__INSTRUCTION__.
Repeat the lines of the data that follow, please, starting at the first and stopping after the one with "const traceTicksY = [0,-5,-10,-15,-20,-25];".

====

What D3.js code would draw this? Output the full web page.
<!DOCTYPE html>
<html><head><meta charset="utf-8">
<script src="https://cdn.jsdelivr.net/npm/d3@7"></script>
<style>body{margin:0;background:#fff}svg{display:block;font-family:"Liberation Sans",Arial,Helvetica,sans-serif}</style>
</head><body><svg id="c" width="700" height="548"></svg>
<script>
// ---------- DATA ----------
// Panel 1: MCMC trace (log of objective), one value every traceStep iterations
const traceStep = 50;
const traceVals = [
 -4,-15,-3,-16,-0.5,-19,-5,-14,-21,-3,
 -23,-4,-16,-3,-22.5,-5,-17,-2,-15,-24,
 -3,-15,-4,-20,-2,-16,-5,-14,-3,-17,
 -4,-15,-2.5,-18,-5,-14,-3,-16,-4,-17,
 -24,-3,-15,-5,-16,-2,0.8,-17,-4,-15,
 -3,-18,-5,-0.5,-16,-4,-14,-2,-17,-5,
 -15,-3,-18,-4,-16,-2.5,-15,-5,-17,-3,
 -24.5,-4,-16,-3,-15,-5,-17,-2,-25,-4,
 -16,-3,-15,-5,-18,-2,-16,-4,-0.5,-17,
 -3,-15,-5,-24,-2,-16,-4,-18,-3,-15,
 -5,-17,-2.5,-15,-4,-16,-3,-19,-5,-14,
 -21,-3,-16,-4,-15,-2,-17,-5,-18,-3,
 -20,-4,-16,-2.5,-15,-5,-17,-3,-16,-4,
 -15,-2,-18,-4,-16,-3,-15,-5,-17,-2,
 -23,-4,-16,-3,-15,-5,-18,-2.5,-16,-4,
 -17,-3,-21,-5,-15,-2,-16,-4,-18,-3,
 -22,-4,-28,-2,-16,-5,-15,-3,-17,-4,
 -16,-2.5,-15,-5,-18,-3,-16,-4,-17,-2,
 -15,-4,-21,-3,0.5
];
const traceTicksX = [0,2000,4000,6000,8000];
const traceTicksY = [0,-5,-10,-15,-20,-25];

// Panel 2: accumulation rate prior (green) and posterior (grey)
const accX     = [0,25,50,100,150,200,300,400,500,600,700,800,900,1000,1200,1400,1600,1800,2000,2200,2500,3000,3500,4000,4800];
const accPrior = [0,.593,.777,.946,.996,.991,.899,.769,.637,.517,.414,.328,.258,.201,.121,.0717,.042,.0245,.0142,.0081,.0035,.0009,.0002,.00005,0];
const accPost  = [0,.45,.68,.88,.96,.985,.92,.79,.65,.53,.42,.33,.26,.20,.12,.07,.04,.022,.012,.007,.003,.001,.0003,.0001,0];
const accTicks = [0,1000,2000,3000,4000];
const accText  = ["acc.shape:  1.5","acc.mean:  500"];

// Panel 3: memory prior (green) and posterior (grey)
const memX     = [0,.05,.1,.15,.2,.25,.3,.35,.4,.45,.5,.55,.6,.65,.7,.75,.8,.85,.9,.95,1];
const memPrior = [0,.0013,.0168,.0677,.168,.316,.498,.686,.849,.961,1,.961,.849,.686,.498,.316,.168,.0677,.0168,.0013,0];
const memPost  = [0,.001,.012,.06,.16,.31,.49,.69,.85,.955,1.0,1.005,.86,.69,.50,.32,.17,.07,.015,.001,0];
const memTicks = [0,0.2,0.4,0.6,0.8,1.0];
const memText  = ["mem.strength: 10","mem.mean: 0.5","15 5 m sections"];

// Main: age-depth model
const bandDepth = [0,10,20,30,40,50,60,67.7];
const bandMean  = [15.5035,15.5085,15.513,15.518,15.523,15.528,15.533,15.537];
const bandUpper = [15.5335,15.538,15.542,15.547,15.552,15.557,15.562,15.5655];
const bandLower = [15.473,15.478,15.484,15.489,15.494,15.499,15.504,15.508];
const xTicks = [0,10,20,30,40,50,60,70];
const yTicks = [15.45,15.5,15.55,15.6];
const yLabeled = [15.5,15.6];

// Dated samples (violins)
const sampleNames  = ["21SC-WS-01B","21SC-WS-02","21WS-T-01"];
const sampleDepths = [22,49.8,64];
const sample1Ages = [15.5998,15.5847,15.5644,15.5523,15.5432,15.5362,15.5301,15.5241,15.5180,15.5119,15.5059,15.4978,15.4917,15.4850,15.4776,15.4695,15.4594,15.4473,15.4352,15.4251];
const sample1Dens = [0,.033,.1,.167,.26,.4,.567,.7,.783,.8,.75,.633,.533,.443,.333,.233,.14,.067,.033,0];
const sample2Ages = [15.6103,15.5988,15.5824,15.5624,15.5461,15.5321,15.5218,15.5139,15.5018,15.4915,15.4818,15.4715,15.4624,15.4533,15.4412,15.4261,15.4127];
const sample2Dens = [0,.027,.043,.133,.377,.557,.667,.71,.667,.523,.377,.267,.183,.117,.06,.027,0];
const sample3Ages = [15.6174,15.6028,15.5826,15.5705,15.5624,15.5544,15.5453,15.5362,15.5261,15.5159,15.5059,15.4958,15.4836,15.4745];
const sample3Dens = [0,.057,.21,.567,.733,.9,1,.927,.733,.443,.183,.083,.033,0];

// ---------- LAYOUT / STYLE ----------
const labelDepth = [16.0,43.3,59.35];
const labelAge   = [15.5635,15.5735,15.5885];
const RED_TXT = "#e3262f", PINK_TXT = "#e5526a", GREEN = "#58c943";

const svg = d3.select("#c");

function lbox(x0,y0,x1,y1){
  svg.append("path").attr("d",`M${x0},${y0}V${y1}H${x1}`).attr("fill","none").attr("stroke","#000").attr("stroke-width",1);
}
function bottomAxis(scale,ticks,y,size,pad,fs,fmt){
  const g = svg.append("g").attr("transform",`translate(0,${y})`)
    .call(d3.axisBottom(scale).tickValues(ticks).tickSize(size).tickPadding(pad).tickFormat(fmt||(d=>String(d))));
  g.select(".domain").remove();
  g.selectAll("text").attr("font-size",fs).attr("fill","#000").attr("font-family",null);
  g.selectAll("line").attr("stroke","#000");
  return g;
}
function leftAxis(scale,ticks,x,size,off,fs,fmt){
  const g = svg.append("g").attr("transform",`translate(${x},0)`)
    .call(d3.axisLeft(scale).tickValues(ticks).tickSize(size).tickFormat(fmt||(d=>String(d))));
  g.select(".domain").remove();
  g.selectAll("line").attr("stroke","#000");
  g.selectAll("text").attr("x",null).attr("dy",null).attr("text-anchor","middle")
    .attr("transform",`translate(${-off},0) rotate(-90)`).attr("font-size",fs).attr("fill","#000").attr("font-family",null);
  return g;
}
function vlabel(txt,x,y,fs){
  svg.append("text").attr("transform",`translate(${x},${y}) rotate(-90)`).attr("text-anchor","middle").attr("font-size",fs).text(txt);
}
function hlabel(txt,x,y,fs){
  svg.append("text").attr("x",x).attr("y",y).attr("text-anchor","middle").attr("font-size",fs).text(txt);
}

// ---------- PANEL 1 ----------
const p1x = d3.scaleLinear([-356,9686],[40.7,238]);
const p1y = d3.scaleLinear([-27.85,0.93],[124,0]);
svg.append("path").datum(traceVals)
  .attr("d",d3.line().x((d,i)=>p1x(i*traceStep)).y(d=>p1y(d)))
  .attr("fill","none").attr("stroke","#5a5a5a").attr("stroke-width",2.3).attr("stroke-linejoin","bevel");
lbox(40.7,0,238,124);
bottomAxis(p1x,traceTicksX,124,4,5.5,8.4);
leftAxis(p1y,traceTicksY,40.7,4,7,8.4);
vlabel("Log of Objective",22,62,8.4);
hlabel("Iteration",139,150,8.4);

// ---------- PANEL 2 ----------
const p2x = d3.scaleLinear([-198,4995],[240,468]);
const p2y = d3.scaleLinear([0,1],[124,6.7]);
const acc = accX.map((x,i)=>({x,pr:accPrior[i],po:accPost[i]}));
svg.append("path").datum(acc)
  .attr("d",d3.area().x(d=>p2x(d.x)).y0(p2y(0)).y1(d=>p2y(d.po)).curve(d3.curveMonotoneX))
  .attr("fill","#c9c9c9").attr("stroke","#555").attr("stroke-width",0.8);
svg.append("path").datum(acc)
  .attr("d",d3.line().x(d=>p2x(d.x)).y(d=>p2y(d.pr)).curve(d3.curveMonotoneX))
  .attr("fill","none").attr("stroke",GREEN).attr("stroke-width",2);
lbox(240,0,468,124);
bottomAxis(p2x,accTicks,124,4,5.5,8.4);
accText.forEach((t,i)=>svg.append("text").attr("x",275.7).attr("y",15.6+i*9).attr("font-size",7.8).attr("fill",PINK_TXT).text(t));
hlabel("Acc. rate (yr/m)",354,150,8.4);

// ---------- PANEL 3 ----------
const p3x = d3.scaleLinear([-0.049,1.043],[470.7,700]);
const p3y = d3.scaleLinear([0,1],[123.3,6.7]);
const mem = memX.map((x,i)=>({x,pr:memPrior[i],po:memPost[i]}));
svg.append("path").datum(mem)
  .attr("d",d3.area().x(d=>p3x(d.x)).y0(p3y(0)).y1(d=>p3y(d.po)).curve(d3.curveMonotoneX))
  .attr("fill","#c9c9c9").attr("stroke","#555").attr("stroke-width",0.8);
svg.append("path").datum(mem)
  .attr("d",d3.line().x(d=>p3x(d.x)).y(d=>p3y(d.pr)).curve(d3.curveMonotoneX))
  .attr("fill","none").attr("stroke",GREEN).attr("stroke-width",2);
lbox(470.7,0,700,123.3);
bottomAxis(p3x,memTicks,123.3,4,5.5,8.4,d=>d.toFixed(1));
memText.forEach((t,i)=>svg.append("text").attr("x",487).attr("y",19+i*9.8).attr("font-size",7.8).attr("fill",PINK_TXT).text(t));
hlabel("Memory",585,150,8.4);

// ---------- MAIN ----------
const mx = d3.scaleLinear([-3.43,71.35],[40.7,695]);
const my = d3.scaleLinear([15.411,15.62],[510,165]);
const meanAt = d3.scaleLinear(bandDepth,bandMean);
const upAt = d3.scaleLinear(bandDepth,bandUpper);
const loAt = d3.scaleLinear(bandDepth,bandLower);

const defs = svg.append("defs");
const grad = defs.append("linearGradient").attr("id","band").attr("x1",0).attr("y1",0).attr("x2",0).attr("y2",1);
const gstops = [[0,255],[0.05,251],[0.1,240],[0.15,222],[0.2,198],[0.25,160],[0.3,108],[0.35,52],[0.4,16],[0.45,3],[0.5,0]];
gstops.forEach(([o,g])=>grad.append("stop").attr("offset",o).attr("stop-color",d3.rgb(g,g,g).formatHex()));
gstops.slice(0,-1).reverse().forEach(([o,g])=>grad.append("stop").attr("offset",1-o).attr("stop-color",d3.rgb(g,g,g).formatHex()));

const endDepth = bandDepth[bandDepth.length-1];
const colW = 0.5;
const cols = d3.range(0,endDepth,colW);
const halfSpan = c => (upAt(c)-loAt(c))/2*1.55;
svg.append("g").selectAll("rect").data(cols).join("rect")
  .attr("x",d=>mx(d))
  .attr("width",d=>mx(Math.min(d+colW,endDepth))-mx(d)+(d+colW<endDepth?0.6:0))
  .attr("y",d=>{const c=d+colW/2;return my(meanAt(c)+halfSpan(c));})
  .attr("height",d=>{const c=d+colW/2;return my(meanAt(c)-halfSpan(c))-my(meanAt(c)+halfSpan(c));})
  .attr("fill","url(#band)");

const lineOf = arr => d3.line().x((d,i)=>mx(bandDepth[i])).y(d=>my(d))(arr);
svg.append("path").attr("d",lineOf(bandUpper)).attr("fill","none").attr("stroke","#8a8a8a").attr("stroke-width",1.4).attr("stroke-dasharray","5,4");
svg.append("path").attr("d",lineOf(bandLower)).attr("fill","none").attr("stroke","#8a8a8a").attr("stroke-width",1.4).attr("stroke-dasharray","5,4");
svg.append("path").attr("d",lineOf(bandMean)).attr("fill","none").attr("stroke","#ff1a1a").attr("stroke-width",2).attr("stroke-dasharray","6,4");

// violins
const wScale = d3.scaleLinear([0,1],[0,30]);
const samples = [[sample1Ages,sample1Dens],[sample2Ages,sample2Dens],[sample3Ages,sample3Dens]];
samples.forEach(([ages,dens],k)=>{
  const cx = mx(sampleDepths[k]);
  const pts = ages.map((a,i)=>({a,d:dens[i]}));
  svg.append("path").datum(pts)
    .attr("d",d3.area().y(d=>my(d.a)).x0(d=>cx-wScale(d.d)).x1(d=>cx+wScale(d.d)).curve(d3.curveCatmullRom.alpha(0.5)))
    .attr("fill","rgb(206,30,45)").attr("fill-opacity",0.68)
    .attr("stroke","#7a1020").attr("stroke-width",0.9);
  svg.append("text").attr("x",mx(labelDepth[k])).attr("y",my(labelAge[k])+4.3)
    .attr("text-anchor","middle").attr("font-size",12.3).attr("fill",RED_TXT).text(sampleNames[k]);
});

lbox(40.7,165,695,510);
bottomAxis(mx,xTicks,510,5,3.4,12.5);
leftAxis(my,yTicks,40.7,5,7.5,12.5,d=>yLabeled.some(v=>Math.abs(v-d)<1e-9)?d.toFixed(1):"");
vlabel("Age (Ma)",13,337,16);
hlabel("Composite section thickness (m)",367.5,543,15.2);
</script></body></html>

====

__WRITTEN RESPONSE__.
What D3.js code would draw this? Output the full web page.
<!DOCTYPE html>
<html><head><meta charset="utf-8">
<script src="https://cdn.jsdelivr.net/npm/d3@7"></script>
<style>body{margin:0;background:#fff}svg{display:block;font-family:"Liberation Sans",Arial,Helvetica,sans-serif}</style>
</head><body><svg id="c" width="700" height="548"></svg>
<script>
// ---------- DATA ----------
// Panel 1: MCMC trace (log of objective), one value every traceStep iterations
const traceStep = 50;
const traceVals = [
 -4,-15,-3,-16,-0.5,-19,-5,-14,-21,-3,
 -23,-4,-16,-3,-22.5,-5,-17,-2,-15,-24,
 -3,-15,-4,-20,-2,-16,-5,-14,-3,-17,
 -4,-15,-2.5,-18,-5,-14,-3,-16,-4,-17,
 -24,-3,-15,-5,-16,-2,0.8,-17,-4,-15,
 -3,-18,-5,-0.5,-16,-4,-14,-2,-17,-5,
 -15,-3,-18,-4,-16,-2.5,-15,-5,-17,-3,
 -24.5,-4,-16,-3,-15,-5,-17,-2,-25,-4,
 -16,-3,-15,-5,-18,-2,-16,-4,-0.5,-17,
 -3,-15,-5,-24,-2,-16,-4,-18,-3,-15,
 -5,-17,-2.5,-15,-4,-16,-3,-19,-5,-14,
 -21,-3,-16,-4,-15,-2,-17,-5,-18,-3,
 -20,-4,-16,-2.5,-15,-5,-17,-3,-16,-4,
 -15,-2,-18,-4,-16,-3,-15,-5,-17,-2,
 -23,-4,-16,-3,-15,-5,-18,-2.5,-16,-4,
 -17,-3,-21,-5,-15,-2,-16,-4,-18,-3,
 -22,-4,-28,-2,-16,-5,-15,-3,-17,-4,
 -16,-2.5,-15,-5,-18,-3,-16,-4,-17,-2,
 -15,-4,-21,-3,0.5
];
const traceTicksX = [0,2000,4000,6000,8000];
const traceTicksY = [0,-5,-10,-15,-20,-25];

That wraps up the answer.